Posted by: Eileen | October 01, 2023 at 11:51 AM
"The deer regarded me as a god would,/eased by my astonishment." Brilliant!
Posted by: lally | October 01, 2023 at 12:35 PM
Wonderful work!
Posted by: David Lehman | October 01, 2023 at 12:43 PM
I found myself holding my breath as I read this beautiful and calming poem. I rarely do that. Bravo.
Posted by: Richard Vargas | October 01, 2023 at 12:51 PM
A gentle spirit writes a gentle poem. How alike the poet is to the deer.

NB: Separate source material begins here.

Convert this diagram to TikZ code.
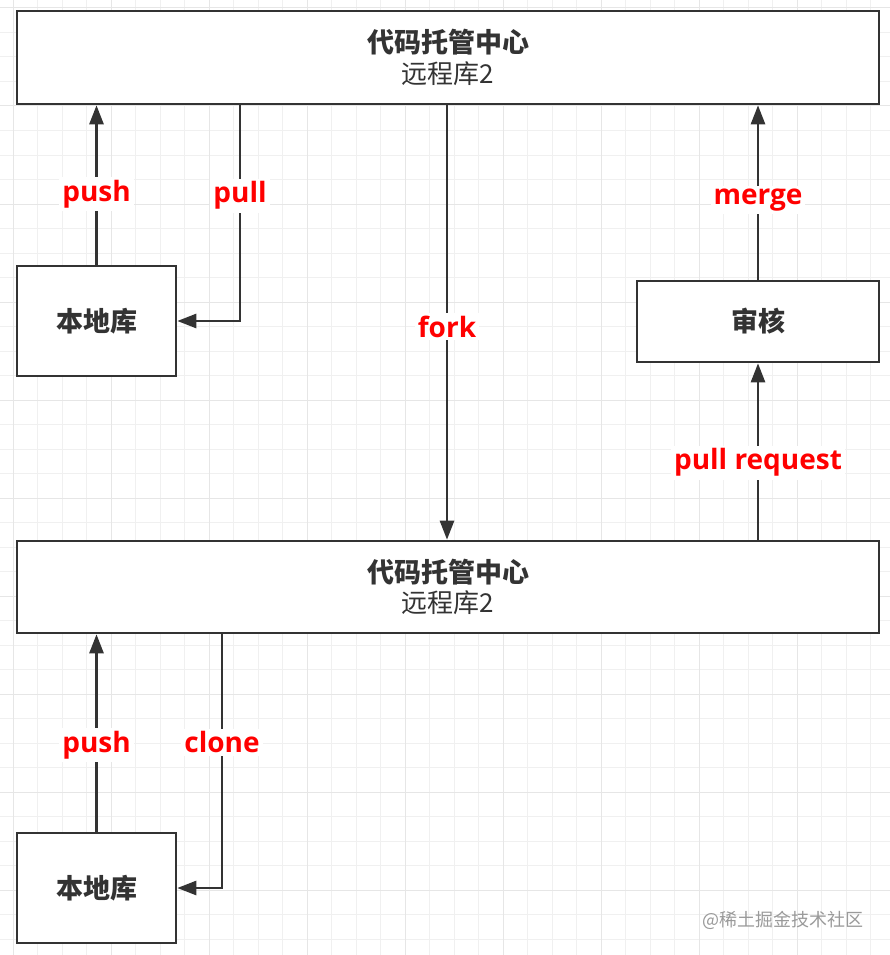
\documentclass[tikz,border=0pt]{standalone}
\usepackage{fontspec}
\usetikzlibrary{arrows.meta,calc}
\newfontfamily\cjk{Noto Sans CJK SC}
\newfontfamily\lab{Open Sans}
\definecolor{ink}{HTML}{333333}
\definecolor{gridc}{HTML}{F0F0F0}
\definecolor{gridm}{HTML}{E6E6E6}
\definecolor{wmc}{HTML}{9A9A9A}
\definecolor{lblred}{HTML}{FF0000}
\begin{document}
\begin{tikzpicture}[x=1pt,y=-1pt,
  box/.style={draw=ink, line width=2.6pt, fill=white, inner sep=0pt, text=ink},
  boldcjk/.style={font=\cjk\bfseries\fontsize{27}{33}\selectfont},
  arr/.style={draw=ink, line width=2.6pt, -{Triangle[length=19pt,width=14pt]}},
  lbl/.style={fill=white, text=lblred, font=\lab\bfseries\fontsize{28}{30}\selectfont, inner sep=3pt, yshift=-4pt}]
\useasboundingbox (0,0) rectangle (890,955);
\fill[white] (0,0) rectangle (890,955);
\foreach \k in {0,...,35} \draw[gridc, line width=1pt] ({13+24.5*\k},0) -- ({13+24.5*\k},955);
\foreach \k in {0,...,38} \draw[gridc, line width=1pt] (0,{8+24.5*\k}) -- (890,{8+24.5*\k});
\foreach \k in {0,4,...,32} \draw[gridm, line width=1pt] ({13+24.5*\k},0) -- ({13+24.5*\k},955);
\foreach \k in {0,4,...,36} \draw[gridm, line width=1pt] (0,{8+24.5*\k}) -- (890,{8+24.5*\k});

\node[box, minimum width=862pt, minimum height=93pt, align=center] (top) at (448,57.5)
  {{\cjk\bfseries\fontsize{27}{33}\selectfont 代码托管中心}\\[5pt]{\cjk\fontsize{26}{33}\selectfont 远程库2}};
\node[box, minimum width=862pt, minimum height=92pt, align=center] (bot) at (448,587)
  {{\cjk\bfseries\fontsize{27}{33}\selectfont 代码托管中心}\\[5pt]{\cjk\fontsize{26}{33}\selectfont 远程库2}};
\node[box, boldcjk, minimum width=159pt, minimum height=110pt] (loc1) at (96.5,321) {本地库};
\node[box, boldcjk, minimum width=242pt, minimum height=81pt] (rev) at (758,321.5) {审核};
\node[box, boldcjk, minimum width=159pt, minimum height=110pt] (loc2) at (96.5,888) {本地库};

\coordinate (xpull) at (240,0);
\coordinate (xfork) at (447,0);
\coordinate (xclone) at (222,0);

\draw[arr] (loc1.north) -- (loc1.north |- top.south) node[lbl, pos=0.47] {push};
\draw[arr] (top.south -| xpull) |- (loc1.east) node[lbl, pos=0.2] {pull};
\draw[arr] (top.south -| xfork) -- (bot.north -| xfork) node[lbl, midway] {fork};
\draw[arr] (rev.north) -- (rev.north |- top.south) node[lbl, pos=0.48] {merge};
\draw[arr] (rev.south |- bot.north) -- (rev.south) node[lbl, pos=0.46] {pull request};
\draw[arr] (loc2.north) -- (loc2.north |- bot.south) node[lbl, pos=0.46] {push};
\draw[arr] (bot.south -| xclone) |- (loc2.east) node[lbl, pos=0.205] {clone};

\node[text=wmc, font=\cjk\fontsize{18}{20}\selectfont, inner sep=0pt] (wm) at (783,920) {@稀土掘金技术社区};
\end{tikzpicture}
\end{document}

Posted by: Grace Cavalieri | October 01, 2023 at 01:32 PM
I love how the speaker compares the deer to a cave painting, how it looks at her in a godly way, how it isn’t a vision, and best of all, how she doesn’t remember what she said to the deer! Plenty to enjoy having in this wonderfully clear intriguing poem. Glad we saw it here!
Posted by: Don Berger | October 01, 2023 at 05:37 PM
Wonderful poem, Ama! Amazing to capture the charged stillness between two creatures and to bring the reader into this so gracefully with “By now, you know it as love…”
Posted by: KC Trommer | October 02, 2023 at 05:00 AM
Oh, this made my day. A day previously as unmade as the bed of an insomniac. What a profound and lovely poem. It is much more than just an idyll.
Posted by: clarinda harriss | October 02, 2023 at 11:37 AM
Those "few steps" are everything. Thanks for making more beauty from the beauty of that moment, Ama. 💜
Posted by: Evie | October 02, 2023 at 02:39 PM
And this book just won the Lenore Marshall Prize from the Academy of American Poets. Can't wait to get my hands on it.